There was no intermission scheduled for this concert, but after the harp concerto a representative of the Grant Park Music Festival took the stage to announce that the audience would have a “reward” of a 20-minute intermission. There were audible groans from wet folks who undoubtedly worried that the rain would return and thus didn’t find this unexpected delay a reward at all. In fact, the intermission had to be added because the delay at the beginning of the concert meant that union rules required that the orchestra be given a rest. Why the audience wasn’t told the truth that the orchestra needed a break is a mystery.

The concert concluded with Bizet’s Symphony No. 1 in C major, written when the composer was only 17. By this point in the evening, Villaume looked very rumpled from the heat, rain, and humidity. His black shirt, unbuttoned at the collar, stuck to his body and looked as if he’d slept in it a night or two. But the weather didn’t affect his work, as he again brought his French expertise to a great French symphony.
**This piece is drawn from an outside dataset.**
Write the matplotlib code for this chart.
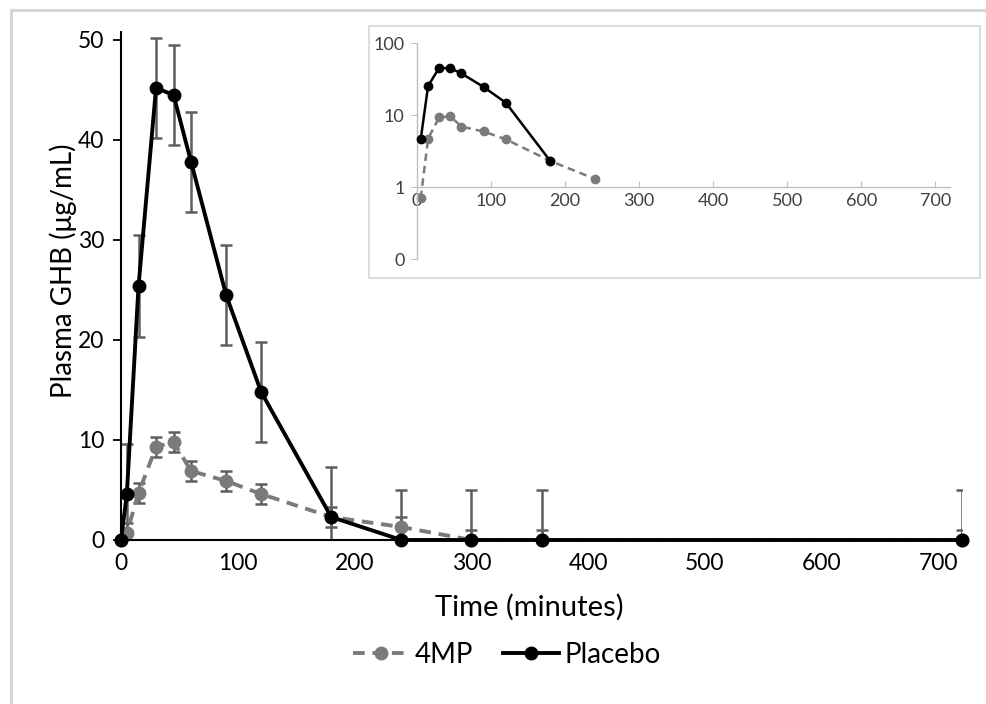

The opening Allegro was frisky and effervescent. The orchestra had bright sound and the rhythms were bouncy. The Adagio featured gorgeous playing from the oboe and beautiful legato in the strings. The Scherzo was lively and again featured superb work from the woodwinds.

The final movement was a treat. The orchestra tripped along at a rapid pace, but always offered clear articulation. It was both fast and fun.

The audience, still rather wet, was well pleased. It was worth waiting through the rain for yet another fine evening at the Grant Park Music Festival.